Seymour was certainly exceedingly prolific in writing accounts of the developing Guianese literature, in anthologising, editing and publishing. But his truly great contribution was in the founding and editing of Kyk-Over-Al starting in 1945. Seymour and that journal (or little magazine) certainly provided a companion for the growing authors such as Wilson Harris and Martin Carter. After earlier movements such as the still imitative Walter McA Lawrence, Peter and Joseph Ruhomon, a number of other poets were a part of those who were achieving a recognisable national identity.
Modern Guyanese literature started with Leo (Egbert Martin) in 1890, but there was still a long imitative period before the advance of the 1950s of the force of nationalist pre-Independence verse. Clearly outstripping them all at that time was Carter who was already a voice of his own, but that national element in the poetry was sustained by the work of Seymour.
As a poet himself, the Kyk-Over-Al editor and commentator would have felt a duty to provide poems that also drove the independence spirit and proclaimed the nation. “The Guyanese Alphabet” was clearly one of those. We have already compared it with a number of songs, foremost among them being McLawrence’s “O Beautiful Guyana”. With a good deal of humour, one can recall the comments by literary critic Jeffery Robinson about the McLawrence lyrics. He found it very ironic that a poem extolling the beauty of the country has the poet standing on the beach totally backing the beloved land and gazing out into the sea.
“Thy sea washed sun-kissed strand
Or down upon the borders
Looking out upon the deep
The great Atlantic blown into a fury, or asleep.
At morn, at noon – or better,
In the crimson sunset’s glow
I love thee, Oh I love thee.”
Indeed, McLawrence professes love for the land’s beauty while not looking at it at all, but gazing far out into the Atlantic Ocean. But that is a piece of humour.
Trying to trace “The Guyanese Alphabet” turned up a few interesting things. Seymour anthologised it in A Treasury of Guyanese Poetry but not very much elsewhere. The major standing authenticated collection of Seymour’s work is A. J. Seymour Collected Poems 1937 – 1989 edited by Ian McDonald and Jacqueline de Weever. It does not appear in that collection as it seems the editors could find no place for it even in the large expanse of its 300 pages. Another similar type poem is “Name Poem” by Seymour, which lists a number of different kinds of names found in Guyana – another kind of place promotion. “Name Poem” is included in the definitive Collected Poems.
Within “The Alphabet” itself, there is some interest. It, of course, lists several things that make Guyana unique, or for which the country is famous or valued. These include items of folklore. But note how the poet says, “We put aside obeah, ol higue” these are two elements of the traditional spiritual beliefs of the people of the country. Obviously they do not win the poet’s approval, as while other elements are promoted and boasted about, these are to be “put aside”.
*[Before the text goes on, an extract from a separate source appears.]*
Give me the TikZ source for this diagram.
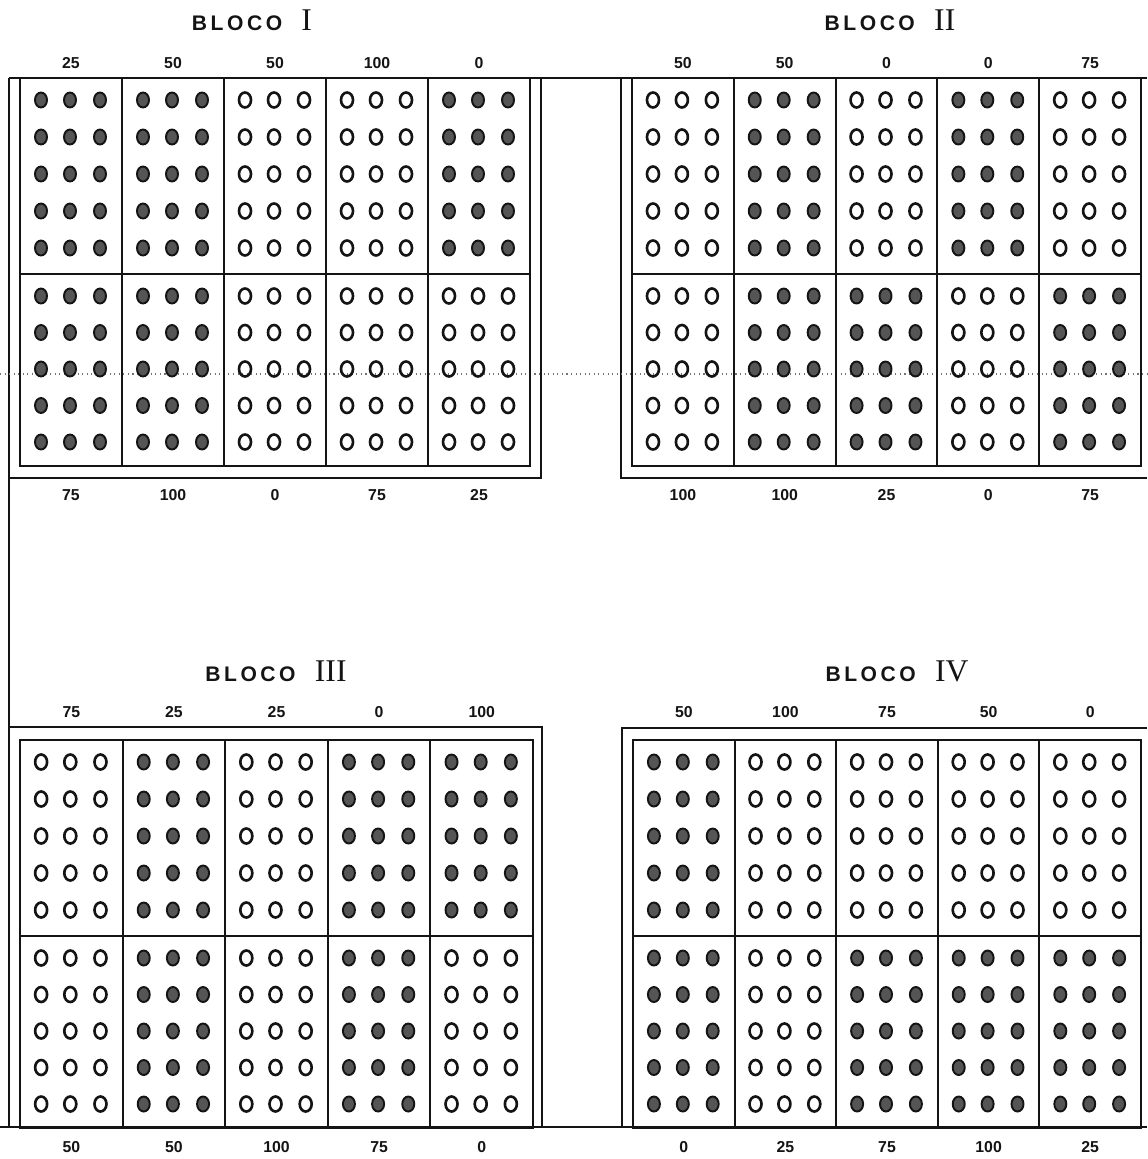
\documentclass[tikz,border=0pt]{standalone}
\usepackage{fontspec}
\newfontfamily\lblfont{Liberation Sans}
\newfontfamily\romfont{Liberation Serif}
\usepackage{tikz}
\usetikzlibrary{positioning}
\definecolor{tinta}{RGB}{20,20,20}
\definecolor{semente}{RGB}{85,85,85}

\tikzset{
  moldura/.style={draw=tinta, line width=1.3pt},
  divisa/.style={draw=tinta, line width=1.1pt},
  cheia/.style={draw=tinta, fill=semente, line width=1.1pt},
  vazia/.style={draw=tinta, line width=1.5pt},
  dose/.style={font=\lblfont\bfseries\fontsize{9}{9}\selectfont, text=tinta, inner sep=0pt},
  titulo/.style={text=tinta, inner sep=0pt},
}
\newcommand{\bloco}[1]{{\lblfont\bfseries\fontsize{12}{12}\selectfont B\,L\,O\,C\,O}\hspace{11pt}{\romfont\fontsize{18}{18}\selectfont #1}}

\begin{document}
\begin{tikzpicture}[x=0.02cm, y=-0.02cm]
  \useasboundingbox (0,0) rectangle (1147,1159);

  % titulos
  \node[titulo] (ttlI)   at (252,20)  {\bloco{I}};
  \node[titulo] (ttlII)  at (890,20)  {\bloco{II}};
  \node[titulo] (ttlIII) at (276,671) {\bloco{III}};
  \node[titulo] (ttlIV)  at (897,671) {\bloco{IV}};

  % molduras externas
  \draw[moldura] (9,78) -- (1147,78);
  \draw[moldura] (9,78) -- (9,1127);
  \draw[moldura] (541,78) -- (541,478) -- (9,478);
  \draw[moldura] (621,78) -- (621,478) -- (1147,478);
  \draw[moldura] (9,727) -- (542,727) -- (542,1127);
  \draw[moldura] (1147,728) -- (622,728) -- (622,1127);
  \draw[moldura] (0,1127) -- (1147,1127);

  % linha pontilhada
  \draw[dotted, line width=0.6pt, black!55] (0,374) -- (1147,374);

  % blocos: nome/x/y/largura/rotulo topo/rotulo base/parcelas
  \foreach \bn/\bx/\by/\bw/\ty/\uy/\cols in {
    I/20/78/510/63/495/{cheia/cheia/25/75,cheia/cheia/50/100,vazia/vazia/50/0,vazia/vazia/100/75,cheia/vazia/0/25},
    II/632/78/509/63/495/{vazia/vazia/50/100,cheia/cheia/50/100,vazia/cheia/0/25,cheia/vazia/0/0,vazia/cheia/75/75},
    III/20/740/513/712/1147/{vazia/vazia/75/50,cheia/cheia/25/50,vazia/vazia/25/100,cheia/cheia/0/75,cheia/vazia/100/0},
    IV/633/740/508/712/1147/{cheia/cheia/50/0,vazia/vazia/100/25,vazia/cheia/75/75,vazia/cheia/50/100,vazia/cheia/0/25}}{
    \pgfmathsetmacro\cw{\bw/5}
    \draw[moldura] (\bx,\by) rectangle ({\bx+\bw},{\by+388});
    \draw[divisa] (\bx,{\by+196}) -- ({\bx+\bw},{\by+196});
    \foreach \k in {1,...,4}
      \draw[divisa] ({\bx+\k*\cw},\by) -- ({\bx+\k*\cw},{\by+388});
    \foreach \tp/\bt/\lt/\lb [count=\k] in \cols {
      \pgfmathsetmacro\cx{\bx+(\k-1)*\cw}
      \node[dose] (\bn-t\k) at ({\cx+\cw/2},\ty) {\lt};
      \node[dose] (\bn-b\k) at ({\cx+\cw/2},\uy) {\lb};
      \foreach \r in {0,...,4}
        \foreach \dx in {21,50,80} {
          \path[\tp] ({\cx+\dx*\cw/102},{\by+22+37*\r}) ellipse [x radius=0.12cm, y radius=0.15cm];
          \path[\bt] ({\cx+\dx*\cw/102},{\by+218+36.5*\r}) ellipse [x radius=0.12cm, y radius=0.15cm];
        }
    }
  }
\end{tikzpicture}
\end{document}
It might betray some class position, it might have been considered dispensable when the editors were struggling with what to leave out, and it might be among the less profound, but it is very relevant to the thinking of Seymour at the time it was written. It is very relevant to Guyana’s Independence literature.
The poet found it very fitting in the scheme of things to produce a patriotic “love of country” poem at the time of political freedom. It is fitting in the scheme of things to remember it now in the country’s 50th year of nationhood.